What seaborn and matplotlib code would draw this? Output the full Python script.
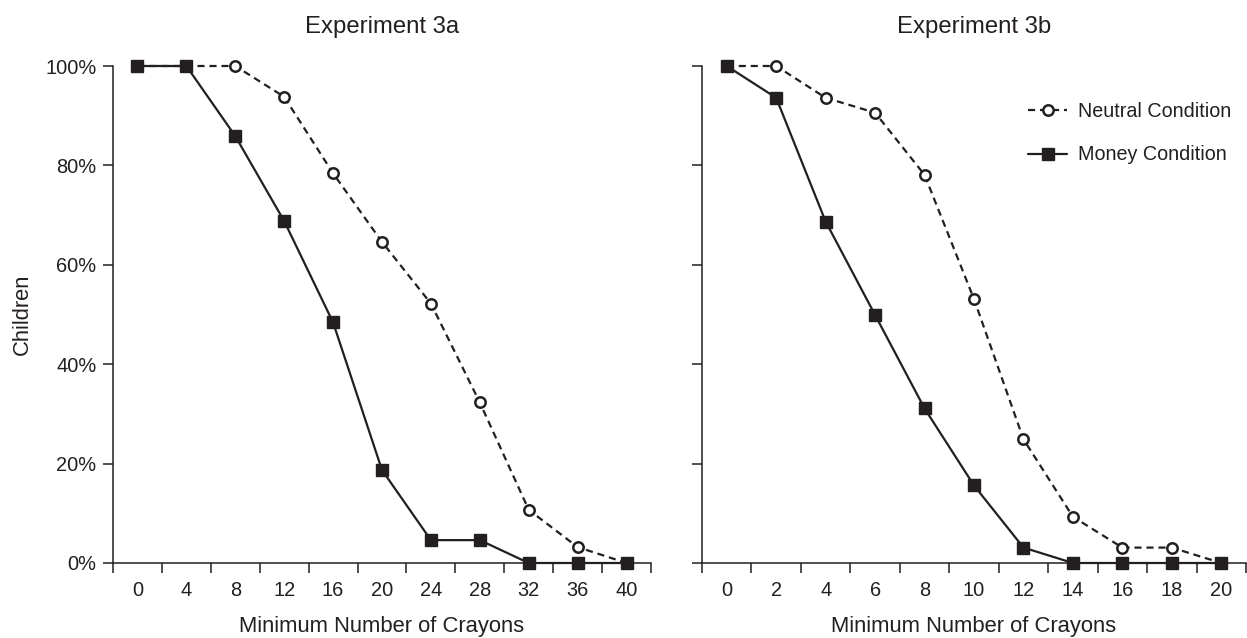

══════

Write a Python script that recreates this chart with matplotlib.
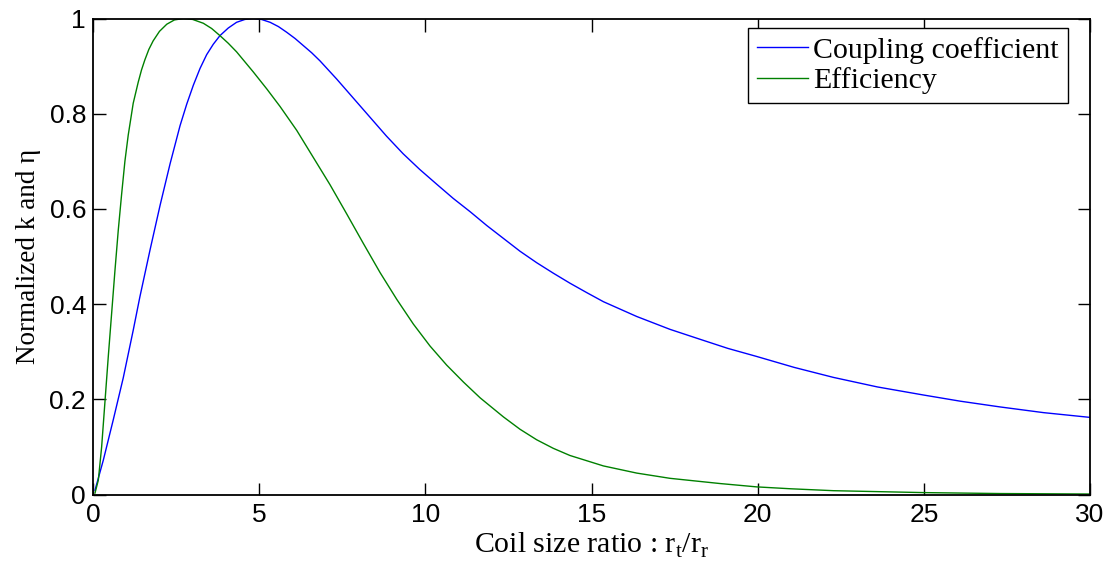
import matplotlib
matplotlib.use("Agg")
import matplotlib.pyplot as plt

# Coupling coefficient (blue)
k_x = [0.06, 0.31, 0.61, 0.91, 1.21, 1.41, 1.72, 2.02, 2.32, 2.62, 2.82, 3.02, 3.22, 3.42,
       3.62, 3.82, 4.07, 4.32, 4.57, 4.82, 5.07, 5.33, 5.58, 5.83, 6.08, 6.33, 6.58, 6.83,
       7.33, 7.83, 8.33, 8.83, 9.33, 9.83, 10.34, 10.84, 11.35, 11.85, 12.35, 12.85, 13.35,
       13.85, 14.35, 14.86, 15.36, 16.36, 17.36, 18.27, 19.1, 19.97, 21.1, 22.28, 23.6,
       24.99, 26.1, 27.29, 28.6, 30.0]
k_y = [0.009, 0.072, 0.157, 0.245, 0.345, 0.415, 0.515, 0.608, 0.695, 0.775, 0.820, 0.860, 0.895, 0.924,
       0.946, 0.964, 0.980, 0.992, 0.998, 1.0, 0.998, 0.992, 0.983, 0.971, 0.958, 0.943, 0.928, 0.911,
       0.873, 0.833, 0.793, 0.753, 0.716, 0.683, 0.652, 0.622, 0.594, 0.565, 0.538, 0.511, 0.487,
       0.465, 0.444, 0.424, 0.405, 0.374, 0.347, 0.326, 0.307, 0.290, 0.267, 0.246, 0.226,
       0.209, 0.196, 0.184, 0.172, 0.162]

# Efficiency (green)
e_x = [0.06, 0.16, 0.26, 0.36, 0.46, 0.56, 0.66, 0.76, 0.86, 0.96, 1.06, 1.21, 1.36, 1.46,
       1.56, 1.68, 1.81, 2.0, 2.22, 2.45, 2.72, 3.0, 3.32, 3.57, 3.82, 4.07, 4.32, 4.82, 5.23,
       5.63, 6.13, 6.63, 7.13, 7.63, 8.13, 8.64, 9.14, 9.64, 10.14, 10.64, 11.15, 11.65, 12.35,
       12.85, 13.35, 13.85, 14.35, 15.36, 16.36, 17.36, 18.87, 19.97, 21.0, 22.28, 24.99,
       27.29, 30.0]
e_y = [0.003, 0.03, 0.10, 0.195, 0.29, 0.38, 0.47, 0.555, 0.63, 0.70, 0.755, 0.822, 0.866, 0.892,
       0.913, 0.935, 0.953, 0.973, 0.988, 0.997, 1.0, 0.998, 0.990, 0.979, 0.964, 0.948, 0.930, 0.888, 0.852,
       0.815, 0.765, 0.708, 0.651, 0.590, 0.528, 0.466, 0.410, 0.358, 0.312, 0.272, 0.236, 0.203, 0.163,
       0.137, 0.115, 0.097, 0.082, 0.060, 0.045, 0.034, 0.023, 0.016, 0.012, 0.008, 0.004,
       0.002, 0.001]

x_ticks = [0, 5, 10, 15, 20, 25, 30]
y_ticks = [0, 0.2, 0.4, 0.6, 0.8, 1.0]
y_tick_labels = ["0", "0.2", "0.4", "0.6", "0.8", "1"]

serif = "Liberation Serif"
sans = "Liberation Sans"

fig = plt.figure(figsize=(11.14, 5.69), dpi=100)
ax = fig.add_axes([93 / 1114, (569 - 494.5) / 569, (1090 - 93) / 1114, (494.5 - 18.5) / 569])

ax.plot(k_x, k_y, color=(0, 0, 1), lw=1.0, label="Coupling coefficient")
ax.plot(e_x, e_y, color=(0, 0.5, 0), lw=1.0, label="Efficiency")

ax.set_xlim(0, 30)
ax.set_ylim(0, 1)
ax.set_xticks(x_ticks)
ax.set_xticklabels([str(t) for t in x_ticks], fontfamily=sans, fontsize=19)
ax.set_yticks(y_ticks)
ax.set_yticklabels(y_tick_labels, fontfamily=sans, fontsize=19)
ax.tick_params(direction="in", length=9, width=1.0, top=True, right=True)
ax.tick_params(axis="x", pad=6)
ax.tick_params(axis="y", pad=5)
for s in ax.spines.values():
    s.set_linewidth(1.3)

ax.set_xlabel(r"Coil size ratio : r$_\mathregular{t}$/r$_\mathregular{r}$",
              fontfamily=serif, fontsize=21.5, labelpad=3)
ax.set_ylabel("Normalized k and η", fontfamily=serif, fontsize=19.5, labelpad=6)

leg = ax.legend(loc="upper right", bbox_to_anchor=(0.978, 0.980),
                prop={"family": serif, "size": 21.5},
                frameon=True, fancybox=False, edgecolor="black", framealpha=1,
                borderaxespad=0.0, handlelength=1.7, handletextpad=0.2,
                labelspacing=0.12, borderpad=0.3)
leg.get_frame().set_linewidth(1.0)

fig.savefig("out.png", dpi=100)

══════

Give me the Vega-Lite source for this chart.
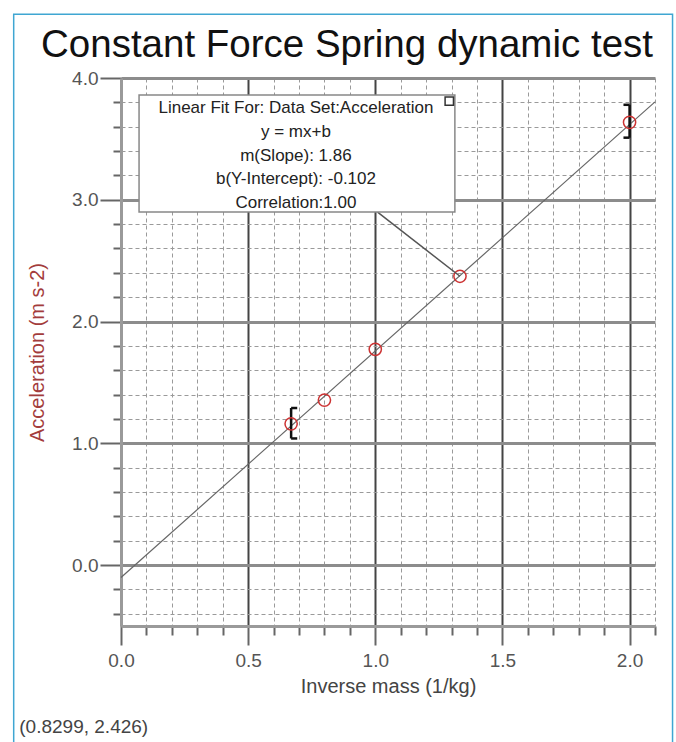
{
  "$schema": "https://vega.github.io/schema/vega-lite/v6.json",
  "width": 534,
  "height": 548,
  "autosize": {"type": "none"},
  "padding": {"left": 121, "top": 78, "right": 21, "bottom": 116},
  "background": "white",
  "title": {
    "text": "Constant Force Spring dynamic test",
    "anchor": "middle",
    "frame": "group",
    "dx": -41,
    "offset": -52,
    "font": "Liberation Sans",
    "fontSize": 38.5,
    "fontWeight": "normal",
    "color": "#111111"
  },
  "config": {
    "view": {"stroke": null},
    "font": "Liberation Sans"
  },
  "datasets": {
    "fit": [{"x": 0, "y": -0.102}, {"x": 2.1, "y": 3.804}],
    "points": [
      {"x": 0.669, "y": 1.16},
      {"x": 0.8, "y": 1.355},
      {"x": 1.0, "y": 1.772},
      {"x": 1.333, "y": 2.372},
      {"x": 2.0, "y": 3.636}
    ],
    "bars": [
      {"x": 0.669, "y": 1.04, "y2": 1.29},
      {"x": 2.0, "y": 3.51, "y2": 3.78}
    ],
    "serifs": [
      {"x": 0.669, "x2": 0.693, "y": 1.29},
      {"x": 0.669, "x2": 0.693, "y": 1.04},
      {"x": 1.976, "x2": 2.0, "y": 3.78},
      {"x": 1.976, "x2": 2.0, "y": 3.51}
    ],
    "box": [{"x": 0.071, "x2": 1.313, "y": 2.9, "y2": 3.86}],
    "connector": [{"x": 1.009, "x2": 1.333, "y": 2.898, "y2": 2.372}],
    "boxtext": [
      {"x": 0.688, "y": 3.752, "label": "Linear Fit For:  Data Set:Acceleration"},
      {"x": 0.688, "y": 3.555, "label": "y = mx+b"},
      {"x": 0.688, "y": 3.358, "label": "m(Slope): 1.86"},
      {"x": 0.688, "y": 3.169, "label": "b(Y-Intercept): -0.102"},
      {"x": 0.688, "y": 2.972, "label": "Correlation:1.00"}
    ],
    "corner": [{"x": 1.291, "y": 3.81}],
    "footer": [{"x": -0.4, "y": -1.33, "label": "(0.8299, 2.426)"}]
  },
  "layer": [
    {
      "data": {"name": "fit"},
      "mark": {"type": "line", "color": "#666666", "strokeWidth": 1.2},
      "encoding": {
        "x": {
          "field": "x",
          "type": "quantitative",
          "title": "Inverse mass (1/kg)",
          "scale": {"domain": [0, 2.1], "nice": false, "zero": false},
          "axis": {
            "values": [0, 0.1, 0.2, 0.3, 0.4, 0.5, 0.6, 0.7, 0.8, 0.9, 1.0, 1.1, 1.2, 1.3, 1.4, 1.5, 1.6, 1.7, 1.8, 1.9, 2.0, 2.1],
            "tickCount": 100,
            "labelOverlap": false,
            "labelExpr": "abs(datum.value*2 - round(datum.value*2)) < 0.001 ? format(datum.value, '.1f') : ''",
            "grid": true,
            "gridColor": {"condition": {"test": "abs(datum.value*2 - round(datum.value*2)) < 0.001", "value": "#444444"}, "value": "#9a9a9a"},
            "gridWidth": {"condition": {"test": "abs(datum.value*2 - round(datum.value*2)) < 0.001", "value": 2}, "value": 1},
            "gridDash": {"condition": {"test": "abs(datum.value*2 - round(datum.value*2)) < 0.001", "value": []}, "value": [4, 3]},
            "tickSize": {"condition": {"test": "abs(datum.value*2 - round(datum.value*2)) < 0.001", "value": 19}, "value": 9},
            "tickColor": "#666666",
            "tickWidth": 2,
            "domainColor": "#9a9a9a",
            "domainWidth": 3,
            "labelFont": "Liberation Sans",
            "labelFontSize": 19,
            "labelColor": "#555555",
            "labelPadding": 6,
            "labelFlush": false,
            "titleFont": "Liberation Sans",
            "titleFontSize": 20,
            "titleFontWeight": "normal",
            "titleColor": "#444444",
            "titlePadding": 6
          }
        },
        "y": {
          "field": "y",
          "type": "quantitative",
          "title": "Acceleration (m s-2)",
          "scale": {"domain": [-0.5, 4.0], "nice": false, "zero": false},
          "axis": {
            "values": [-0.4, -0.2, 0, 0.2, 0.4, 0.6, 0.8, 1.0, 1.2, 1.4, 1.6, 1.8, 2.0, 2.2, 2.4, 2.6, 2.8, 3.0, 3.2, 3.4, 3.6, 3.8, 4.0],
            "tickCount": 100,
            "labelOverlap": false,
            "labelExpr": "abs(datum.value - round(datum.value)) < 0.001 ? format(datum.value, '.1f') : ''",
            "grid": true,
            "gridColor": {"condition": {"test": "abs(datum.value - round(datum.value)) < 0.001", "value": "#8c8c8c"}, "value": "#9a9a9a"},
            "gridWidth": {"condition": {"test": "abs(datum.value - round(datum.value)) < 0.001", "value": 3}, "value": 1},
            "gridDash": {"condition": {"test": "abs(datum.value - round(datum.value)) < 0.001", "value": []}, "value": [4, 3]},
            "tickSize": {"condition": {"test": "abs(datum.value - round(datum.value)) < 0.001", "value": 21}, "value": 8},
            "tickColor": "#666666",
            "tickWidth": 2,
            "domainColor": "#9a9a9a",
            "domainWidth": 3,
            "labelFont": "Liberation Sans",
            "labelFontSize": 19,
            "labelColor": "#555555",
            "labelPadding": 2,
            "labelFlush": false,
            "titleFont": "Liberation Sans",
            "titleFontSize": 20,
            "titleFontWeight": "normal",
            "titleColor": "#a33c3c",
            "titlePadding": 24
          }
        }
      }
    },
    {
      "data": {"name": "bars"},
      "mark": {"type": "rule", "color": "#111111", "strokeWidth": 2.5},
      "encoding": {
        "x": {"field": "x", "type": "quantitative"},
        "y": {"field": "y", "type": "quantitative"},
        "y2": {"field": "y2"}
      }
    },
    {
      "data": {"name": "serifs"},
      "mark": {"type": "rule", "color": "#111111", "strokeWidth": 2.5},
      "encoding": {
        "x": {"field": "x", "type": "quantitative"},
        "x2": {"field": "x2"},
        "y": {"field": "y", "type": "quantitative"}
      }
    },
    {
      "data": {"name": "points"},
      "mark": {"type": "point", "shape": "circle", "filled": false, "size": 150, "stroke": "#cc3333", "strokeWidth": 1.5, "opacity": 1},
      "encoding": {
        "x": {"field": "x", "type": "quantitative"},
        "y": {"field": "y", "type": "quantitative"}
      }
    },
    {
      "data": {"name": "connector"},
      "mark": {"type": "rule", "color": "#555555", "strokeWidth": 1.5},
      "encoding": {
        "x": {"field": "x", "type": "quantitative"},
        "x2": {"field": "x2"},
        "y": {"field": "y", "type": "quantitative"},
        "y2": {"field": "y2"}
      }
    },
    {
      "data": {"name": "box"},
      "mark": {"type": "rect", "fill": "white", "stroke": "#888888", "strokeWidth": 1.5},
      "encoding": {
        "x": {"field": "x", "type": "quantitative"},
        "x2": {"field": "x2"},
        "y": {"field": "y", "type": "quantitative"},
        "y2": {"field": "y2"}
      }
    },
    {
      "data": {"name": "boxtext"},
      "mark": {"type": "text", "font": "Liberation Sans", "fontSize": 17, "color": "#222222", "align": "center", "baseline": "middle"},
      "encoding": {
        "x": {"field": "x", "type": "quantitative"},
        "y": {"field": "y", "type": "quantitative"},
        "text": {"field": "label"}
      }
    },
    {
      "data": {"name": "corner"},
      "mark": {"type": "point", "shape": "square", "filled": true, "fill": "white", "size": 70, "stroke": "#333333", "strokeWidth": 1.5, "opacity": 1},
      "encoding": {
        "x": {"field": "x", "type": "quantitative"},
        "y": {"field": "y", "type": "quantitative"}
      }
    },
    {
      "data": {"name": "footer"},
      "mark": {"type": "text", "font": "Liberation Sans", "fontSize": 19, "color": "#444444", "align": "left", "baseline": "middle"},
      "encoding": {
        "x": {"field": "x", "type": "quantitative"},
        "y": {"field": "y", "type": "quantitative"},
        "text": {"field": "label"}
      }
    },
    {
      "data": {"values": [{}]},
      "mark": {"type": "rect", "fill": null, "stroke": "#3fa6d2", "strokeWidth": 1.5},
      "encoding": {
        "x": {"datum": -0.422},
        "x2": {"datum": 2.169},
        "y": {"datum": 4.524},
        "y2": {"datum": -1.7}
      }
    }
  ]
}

══════

§ Task statement: Repeat exactly, and only, the lines between the line holding "Write a Python" and the line holding "0.209, 0.196, 0.184, 0.172, 0.162]", inclusive, leaving pictures out.

§ Correct output:
Write a Python script that recreates this chart with matplotlib.
import matplotlib
matplotlib.use("Agg")
import matplotlib.pyplot as plt

# Coupling coefficient (blue)
k_x = [0.06, 0.31, 0.61, 0.91, 1.21, 1.41, 1.72, 2.02, 2.32, 2.62, 2.82, 3.02, 3.22, 3.42,
       3.62, 3.82, 4.07, 4.32, 4.57, 4.82, 5.07, 5.33, 5.58, 5.83, 6.08, 6.33, 6.58, 6.83,
       7.33, 7.83, 8.33, 8.83, 9.33, 9.83, 10.34, 10.84, 11.35, 11.85, 12.35, 12.85, 13.35,
       13.85, 14.35, 14.86, 15.36, 16.36, 17.36, 18.27, 19.1, 19.97, 21.1, 22.28, 23.6,
       24.99, 26.1, 27.29, 28.6, 30.0]
k_y = [0.009, 0.072, 0.157, 0.245, 0.345, 0.415, 0.515, 0.608, 0.695, 0.775, 0.820, 0.860, 0.895, 0.924,
       0.946, 0.964, 0.980, 0.992, 0.998, 1.0, 0.998, 0.992, 0.983, 0.971, 0.958, 0.943, 0.928, 0.911,
       0.873, 0.833, 0.793, 0.753, 0.716, 0.683, 0.652, 0.622, 0.594, 0.565, 0.538, 0.511, 0.487,
       0.465, 0.444, 0.424, 0.405, 0.374, 0.347, 0.326, 0.307, 0.290, 0.267, 0.246, 0.226,
       0.209, 0.196, 0.184, 0.172, 0.162]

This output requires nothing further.